### Work to complete
Quote each line of the material verbatim, without the pictures.

== Supplied information

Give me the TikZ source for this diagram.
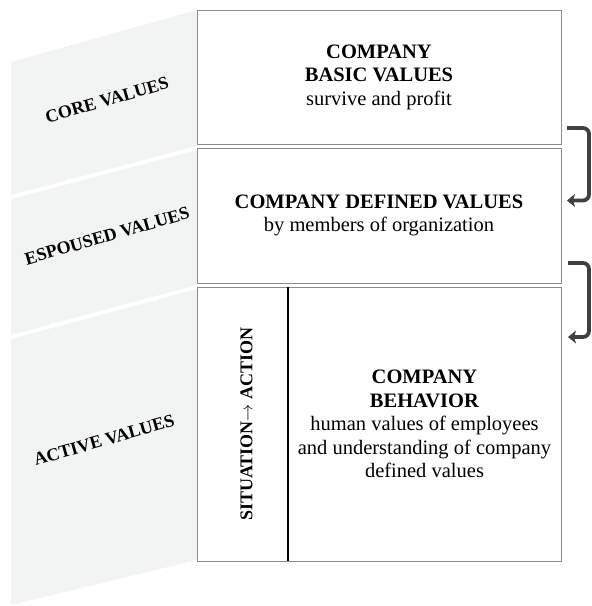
\documentclass[tikz,border=0pt]{standalone}
\usepackage{fontspec}
\setmainfont{Liberation Serif}
\usetikzlibrary{arrows.meta}
\definecolor{panelgray}{RGB}{242,243,243}
\definecolor{framegray}{RGB}{140,140,140}
\definecolor{bracketgray}{RGB}{64,64,64}

\begin{document}
\begin{tikzpicture}
[x=1pt, y=-1pt,
every node/.style={inner sep=0pt, outer sep=0pt},
panel/.style={fill=panelgray},
level/.style={font=\fontsize{18}{20}\selectfont\bfseries, rotate=16},
valuebox/.style={draw=framegray, line width=0.8pt},
boxtext/.style={align=center, font=\fontsize{20.5}{23.5}\selectfont},
bracket/.style={draw=bracketgray, line width=3.8pt, rounded corners=6pt, -{Stealth[length=8pt,width=13pt,inset=2pt]}}]
\useasboundingbox (0,0) rectangle (592,606);

% slanted bands on the left
\fill[panel] (11,62) -- (197,10) -- (197,146) -- (11,195) -- cycle;
\fill[panel] (11,199) -- (197,150) -- (197,285) -- (11,335) -- cycle;
\fill[panel] (11,339) -- (197,289) -- (197,560) -- (11,605) -- cycle;
\node[level] (core) at (107,100) {CORE VALUES};
\node[level] (espoused) at (107,236) {ESPOUSED VALUES};
\node[level] (active) at (104,440) {ACTIVE VALUES};

% value boxes
\node[valuebox, boxtext, minimum width=364pt, minimum height=134pt] (basic) at (379,77)
  {\textbf{COMPANY}\\\textbf{BASIC VALUES}\\survive and profit};
\node[valuebox, boxtext, minimum width=364pt, minimum height=135pt] (defined) at (379,215.5)
  {\textbf{COMPANY DEFINED VALUES}\\by members of organization};
\node[valuebox, minimum width=91pt, minimum height=274pt] (trigger) at (242.5,424) {};
\node[valuebox, boxtext, minimum width=273pt, minimum height=274pt] (behavior) at (424.5,424)
  {\textbf{COMPANY}\\\textbf{BEHAVIOR}\\human values of employees\\and understanding of company\\defined values};
\draw[line width=1.5pt] (trigger.north east) -- (trigger.south east);
\node[rotate=90, font=\fontsize{18}{20}\selectfont\bfseries] (situation) at ([xshift=4pt]trigger.center)
  {SITUATION$\rightarrow$\ ACTION};

% brackets on the right
\draw[bracket] ([xshift=6pt,yshift=16pt]basic.south east) -- ++(22,0) |- ([xshift=6pt,yshift=15pt]defined.east);
\draw[bracket] ([xshift=7pt,yshift=20pt]defined.south east) -- ++(21,0) |- ([xshift=7pt,yshift=-50pt]behavior.north east);
\end{tikzpicture}
\end{document}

====

### Written answer
Give me the TikZ source for this diagram.
\documentclass[tikz,border=0pt]{standalone}
\usepackage{fontspec}
\setmainfont{Liberation Serif}
\usetikzlibrary{arrows.meta}
\definecolor{panelgray}{RGB}{242,243,243}
\definecolor{framegray}{RGB}{140,140,140}
\definecolor{bracketgray}{RGB}{64,64,64}

\begin{document}
\begin{tikzpicture}
[x=1pt, y=-1pt,
every node/.style={inner sep=0pt, outer sep=0pt},
panel/.style={fill=panelgray},
level/.style={font=\fontsize{18}{20}\selectfont\bfseries, rotate=16},
valuebox/.style={draw=framegray, line width=0.8pt},
boxtext/.style={align=center, font=\fontsize{20.5}{23.5}\selectfont},
bracket/.style={draw=bracketgray, line width=3.8pt, rounded corners=6pt, -{Stealth[length=8pt,width=13pt,inset=2pt]}}]
\useasboundingbox (0,0) rectangle (592,606);

% slanted bands on the left
\fill[panel] (11,62) -- (197,10) -- (197,146) -- (11,195) -- cycle;
\fill[panel] (11,199) -- (197,150) -- (197,285) -- (11,335) -- cycle;
\fill[panel] (11,339) -- (197,289) -- (197,560) -- (11,605) -- cycle;
\node[level] (core) at (107,100) {CORE VALUES};
\node[level] (espoused) at (107,236) {ESPOUSED VALUES};
\node[level] (active) at (104,440) {ACTIVE VALUES};

% value boxes
\node[valuebox, boxtext, minimum width=364pt, minimum height=134pt] (basic) at (379,77)
  {\textbf{COMPANY}\\\textbf{BASIC VALUES}\\survive and profit};
\node[valuebox, boxtext, minimum width=364pt, minimum height=135pt] (defined) at (379,215.5)
  {\textbf{COMPANY DEFINED VALUES}\\by members of organization};
\node[valuebox, minimum width=91pt, minimum height=274pt] (trigger) at (242.5,424) {};
\node[valuebox, boxtext, minimum width=273pt, minimum height=274pt] (behavior) at (424.5,424)
  {\textbf{COMPANY}\\\textbf{BEHAVIOR}\\human values of employees\\and understanding of company\\defined values};
\draw[line width=1.5pt] (trigger.north east) -- (trigger.south east);
\node[rotate=90, font=\fontsize{18}{20}\selectfont\bfseries] (situation) at ([xshift=4pt]trigger.center)
  {SITUATION$\rightarrow$\ ACTION};

% brackets on the right
\draw[bracket] ([xshift=6pt,yshift=16pt]basic.south east) -- ++(22,0) |- ([xshift=6pt,yshift=15pt]defined.east);
\draw[bracket] ([xshift=7pt,yshift=20pt]defined.south east) -- ++(21,0) |- ([xshift=7pt,yshift=-50pt]behavior.north east);
\end{tikzpicture}
\end{document}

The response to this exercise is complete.